Women and men have different hormones, different organs, and different cultural influences — all of which can lead to differences in health. The purpose of clinical research is to understand how the human body works and apply that knowledge to improve health outcomes. For clinical research to be truly useful, it must reflect the populations that it intends to help.
Including women in research is not just a matter of enrolling women in clinical studies. It also requires consideration of how research is designed, a process that occurs long before volunteers sign up for a study. When planning, designing, and conducting clinical research, it is imperative to consider both sexes.
ORWH helps the research community understand that including women in clinical research makes results stronger and more robust and makes it possible for scientists to draw conclusions that advance health for both women and men.

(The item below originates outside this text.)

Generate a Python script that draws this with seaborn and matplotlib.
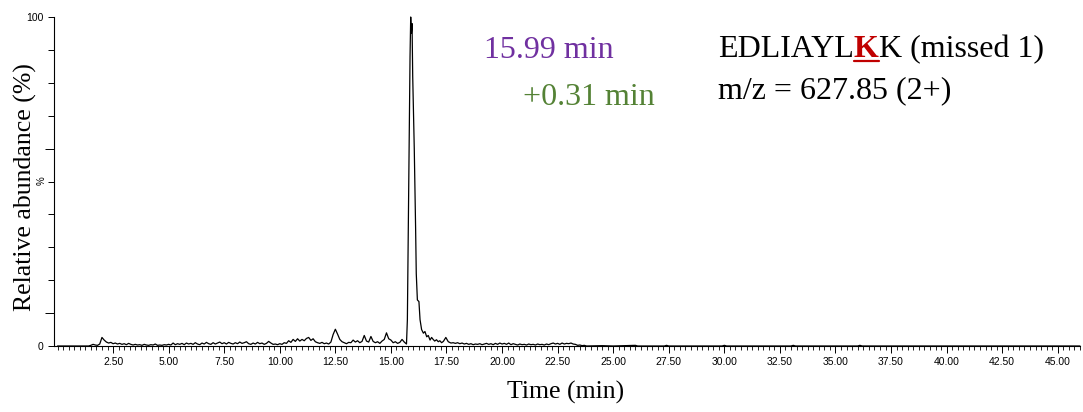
import numpy as np
import pandas as pd
import seaborn as sns
import matplotlib.pyplot as plt
from matplotlib.lines import Line2D
from matplotlib.ticker import MultipleLocator, FixedLocator, FuncFormatter

# --- chromatogram trace ---
time_min = [
    0.0, 1.4, 1.5, 1.6, 1.7, 1.8, 1.9, 2.0, 2.1, 2.2, 2.3, 2.4, 2.5, 2.6, 2.7, 2.8, 2.9,
    3.0, 3.1, 3.2, 3.3, 3.4, 3.5, 3.6, 3.7, 3.8, 3.9, 4.0, 4.1, 4.2, 4.3, 4.4, 4.5, 4.6,
    4.7, 4.8, 4.9, 5.0, 5.1, 5.2, 5.3, 5.4, 5.5, 5.6, 5.7, 5.8, 5.9, 6.0, 6.1, 6.2, 6.3,
    6.4, 6.5, 6.6, 6.7, 6.8, 6.9, 7.0, 7.1, 7.2, 7.3, 7.4, 7.5, 7.6, 7.7, 7.8, 7.9, 8.0,
    8.1, 8.2, 8.3, 8.4, 8.5, 8.6, 8.7, 8.8, 8.9, 9.0, 9.1, 9.2, 9.3, 9.4, 9.5, 9.6, 9.7,
    9.8, 9.9, 10.0, 10.1, 10.2, 10.3, 10.4, 10.5, 10.6, 10.7, 10.8, 10.9, 11.0, 11.1,
    11.2, 11.3, 11.4, 11.5, 11.6, 11.7, 11.8, 11.9, 12.0, 12.1, 12.2, 12.3, 12.4, 12.5,
    12.6, 12.7, 12.8, 12.9, 13.0, 13.1, 13.2, 13.3, 13.4, 13.5, 13.6, 13.7, 13.8, 13.9,
    14.0, 14.1, 14.2, 14.3, 14.4, 14.5, 14.6, 14.7, 14.8, 14.9, 15.0, 15.1, 15.2, 15.3,
    15.4, 15.5, 15.6, 15.7,
    15.74, 15.78, 15.82, 15.86, 15.89, 15.92, 15.95, 15.98, 16.05, 16.11, 16.14, 16.19,
    16.26, 16.31, 16.38, 16.46, 16.53, 16.61, 16.68, 16.76, 16.83, 16.9, 16.97, 17.05,
    17.13, 17.2, 17.28, 17.36, 17.47, 17.58, 17.7,
    17.8, 17.9, 18.0, 18.1, 18.2, 18.3, 18.4, 18.5, 18.6, 18.7, 18.8, 18.9, 19.0, 19.1,
    19.2, 19.3, 19.4, 19.5, 19.6, 19.7, 19.8, 19.9, 20.0, 20.1, 20.2, 20.3, 20.4, 20.5,
    20.6, 20.7, 20.8, 20.9, 21.0, 21.1, 21.2, 21.3, 21.4, 21.5, 21.6, 21.7, 21.8, 21.9,
    22.0, 22.1, 22.2, 22.3, 22.4, 22.5, 22.6, 22.7, 22.8, 22.9, 23.0, 23.1, 23.2, 23.3,
    23.4, 23.5, 23.6, 23.7, 23.8,
    24.5, 25.0, 26.0, 26.1, 27.3, 27.4, 27.5, 29.9, 30.0, 30.1, 33.0, 33.1, 33.2,
    36.0, 36.1, 36.2, 46.0,
]
abundance = [
    0.0, 0.0, 0.2, 0.5, 0.3, 0.2, 0.6, 2.6, 1.8, 1.2, 0.9, 1.1, 0.7, 0.9, 0.6, 0.8, 0.5,
    0.7, 0.4, 0.8, 0.5, 0.3, 0.5, 0.3, 0.4, 0.2, 0.5, 0.3, 0.2, 0.4, 0.3, 0.6, 0.2, 0.3,
    0.2, 0.4, 0.3, 0.5, 0.3, 0.9, 0.4, 0.7, 0.5, 0.8, 0.4, 0.9, 0.6, 0.8, 0.5, 1.0, 0.6,
    0.4, 0.9, 0.6, 1.1, 0.7, 0.5, 1.0, 0.6, 0.9, 1.2, 0.7, 1.0, 0.6, 1.1, 0.8, 0.6, 1.0,
    0.7, 1.2, 0.8, 1.0, 1.3, 0.7, 0.5, 0.9, 0.6, 1.1, 0.7, 0.9, 0.5, 0.8, 1.4, 0.9, 0.5,
    0.6, 0.4, 0.7, 0.5, 1.0, 0.8, 1.6, 1.1, 2.0, 1.4, 2.2, 1.5, 2.0, 1.6,
    2.3, 2.6, 1.7, 2.2, 1.3, 1.0, 0.8, 1.1, 0.7, 0.9, 0.6, 1.2, 3.5, 5.1,
    3.6, 2.0, 1.3, 1.0, 0.7, 1.1, 1.0, 1.8, 1.2, 1.6, 1.0, 1.4, 3.2, 1.5,
    1.2, 2.9, 1.4, 1.0, 1.3, 0.8, 1.5, 2.0, 4.0, 2.2, 1.8, 1.0, 1.3, 0.8,
    1.1, 2.0, 1.2, 0.6,
    8.0, 35.0, 62.0, 88.0, 100.0, 95.0, 98.0, 82.0, 60.0, 36.0, 22.0, 14.0,
    13.5, 8.0, 5.0, 3.9, 4.4, 2.8, 3.2, 1.8, 2.6, 2.0, 1.5, 1.9,
    1.3, 1.6, 1.0, 1.4, 2.6, 1.3, 0.9,
    1.0, 0.8, 1.0, 0.7, 0.9, 0.6, 0.8, 0.5, 0.7, 0.4, 0.6, 0.5, 0.7, 0.4,
    0.6, 0.8, 0.5, 0.7, 0.4, 0.8, 0.5, 0.9, 0.6, 0.8, 0.5, 0.9, 0.4, 0.7,
    0.5, 0.3, 0.6, 0.4, 0.5, 0.3, 0.6, 0.4, 0.5, 0.3, 0.6, 0.4, 0.5, 0.3,
    0.6, 0.4, 0.7, 0.9, 0.6, 0.8, 0.5, 0.9, 0.6, 0.8, 0.7, 0.9, 0.6, 0.5,
    0.2, 0.3, 0.1, 0.2, 0.0,
    0.1, 0.0, 0.2, 0.0, 0.0, 0.2, 0.0, 0.0, 0.2, 0.0, 0.0, 0.2, 0.0,
    0.0, 0.2, 0.0, 0.0,
]

x_major = [2.5, 5.0, 7.5, 10.0, 12.5, 15.0, 17.5, 20.0, 22.5, 25.0, 27.5, 30.0,
           32.5, 35.0, 37.5, 40.0, 42.5, 45.0]
y_ticks = [0, 10, 20, 30, 40, 50, 60, 70, 80, 90, 100]
y_labelled = [0, 100]

rt_label = "15.99 min"
shift_label = "+0.31 min"
peptide_pre, peptide_mark, peptide_post = "EDLIAYL", "K", "K (missed 1)"
mz_label = "m/z = 627.85 (2+)"

W, H = 1083, 412
SERIF = ["Liberation Serif", "DejaVu Serif"]
SANS = ["Liberation Sans", "DejaVu Sans"]

sns.set_style("ticks")
plt.rcParams["font.family"] = SANS
plt.rcParams["text.color"] = "black"
plt.rcParams["xtick.color"] = "black"
plt.rcParams["ytick.color"] = "black"

df = pd.DataFrame({"time": time_min, "abund": abundance})

fig = plt.figure(figsize=(W / 100, H / 100), dpi=100)
ax = fig.add_axes([53.5 / W, 66 / H, (1080 - 53.5) / W, (346 - 17) / H])

sns.lineplot(data=df, x="time", y="abund", color="black", lw=0.9,
             estimator=None, sort=False, ax=ax)
for ln in ax.get_lines():
    ln.set_clip_on(False)

ax.set_xlim(-0.18, 46.0)
ax.set_ylim(0, 100)
sns.despine(ax=ax)
for s in ("left", "bottom"):
    ax.spines[s].set_linewidth(0.8)
    ax.spines[s].set_color("black")

ax.xaxis.set_major_locator(FixedLocator(x_major))
ax.xaxis.set_minor_locator(MultipleLocator(0.25))
ax.xaxis.set_major_formatter(FuncFormatter(lambda v, p: f"{v:.2f}"))
ax.tick_params(axis="x", which="major", length=5, width=0.7, pad=3,
               labelsize=7.5, colors="black", bottom=True)
ax.tick_params(axis="x", which="minor", length=3, width=0.6, bottom=True,
               color="black")

# y: every 10 % ticked, only 0 and 100 labelled (and drawn longer)
ax.yaxis.set_major_locator(FixedLocator(y_ticks))
ax.yaxis.set_minor_locator(FixedLocator([]))
ax.yaxis.set_major_formatter(
    FuncFormatter(lambda v, p: f"{v:.0f}" if round(v) in y_labelled else ""))
ax.tick_params(axis="y", which="major", length=4, width=0.7, pad=3,
               labelsize=7.5, colors="black", left=True)
for t in ax.yaxis.get_major_ticks():
    if round(t.get_loc()) in y_labelled:
        t.tick1line.set_markersize(6.5)
ax.set_xlabel("")
ax.set_ylabel("")


def fx(px):
    return px / W


def fy(py):
    return 1 - py / H


fig.text(fx(42), fy(181), "%", rotation=90, fontsize=7, ha="center", va="center",
         family=SANS)
fig.text(fx(25), fy(187), "Relative abundance (%)", rotation=90, fontsize=18.5,
         ha="center", va="center", family=SERIF)
fig.text(fx(566), fy(392), "Time (min)", fontsize=18.5, ha="center", va="center",
         family=SERIF)

# retention time annotations
fig.text(fx(484), fy(58), rt_label, fontsize=23, color="#7030a0", family=SERIF,
         va="baseline")
fig.text(fx(523), fy(105), shift_label, fontsize=23, color="#548235", family=SERIF,
         va="baseline")

# peptide name with the highlighted lysine
renderer = fig.canvas.get_renderer()
t1 = fig.text(fx(718), fy(57), peptide_pre, fontsize=23, family=SERIF, va="baseline")
bb1 = t1.get_window_extent(renderer)
t2 = fig.text(bb1.x1 / W, fy(57), peptide_mark, fontsize=23, family=SERIF,
              va="baseline", weight="bold", color="#c00000")
bb2 = t2.get_window_extent(renderer)
fig.text(bb2.x1 / W, fy(57), peptide_post, fontsize=23, family=SERIF, va="baseline")
fig.add_artist(Line2D([bb2.x0 / W, bb2.x1 / W], [fy(61), fy(61)],
                      transform=fig.transFigure, color="#c00000", lw=1.6))
fig.text(fx(718), fy(98), mz_label, fontsize=23, family=SERIF, va="baseline")

fig.savefig("out.png", dpi=100)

The establishment and implementation of policies for the inclusion of women and minorities in clinical research funded by NIH has its origins in the women's health movement. Following the issuance of the report of the Public Health Service Task Force on Women's Health in 1985, the NIH established a policy in 1986 for the inclusion of women in clinical research. In order to ensure that the policies for inclusion were firmly implemented by NIH, the Congress made what had previously been policy into Public Law, through a section in the NIH Revitalization Act of 1993 (PL 103-43), entitled Women and Minorities as Subjects in Clinical Research.
In 2001, the NIH Policy and Guidelines on the Inclusion of Women and Minorities as Subjects in Clinical Research were updated and incorporated the definition of clinical research as reported in the 1997 Report of the NIH Director's Panel on Clinical research. The guidelines also incorporated the Office of Management and Budget (OMB) Directive's 15 racial and ethnic categories to be used when reporting population data. The 2001 policy also provide additional guidance on reporting analyses of sex/gender and racial/ethnic differences in intervention effects for NIH-defined Phase III clinical trials.
Related to sex-specific reporting, but distinct from inclusion, NIH announced in 2014 a new policy requiring that preclinical research consider sex as an important biological variable (Clayton and Collins 2014) in both vertebrate animal and human studies. Under the new policy, in effect as of January 2016, applicants would be asked to "explain how relevant biological variables, such as sex, are factored into research designs and analyses." Strong justification from the scientific literature, preliminary data, or other relevant consideration is required from researchers planning to study only one sex. The absence of evidence about differences between males and females in previously published research could not serve as a justification for as single sex study. (See Consideration of Sex as a Biological Variable in NIH-funded Research, companion reference to NIH Guide Notice NOT-OD-15-102 (PDF - 74.6KB)).
The policy was introduced because there is growing recognition that the quality and generalizability of biomedical research across the research continuum depends on appropriate consideration of key biological variables, such as sex. Women now account for roughly half of all participants in NIH-supported clinical research. However, many preclinical research studies continue to rely heavily on male animals and/or omit reporting of the sex of animal subjects. This is particularly problematic in studies intended to inform understanding of diseases and conditions affecting both sexes. Failure to account for sex as a biological variable may undermine the rigor, transparency, and generalizability of research findings. Under the new policy, researchers are expected to study both male and female vertebrate animals and human subjects (including clinical research), where applicable, thereby improving our understanding of health and disease in men and women. The new policy serves as a complement to the inclusion policy, expanding consideration of sex in research designs, analyses, and reporting across the research continuum, from preclinical studies to clinical interventions.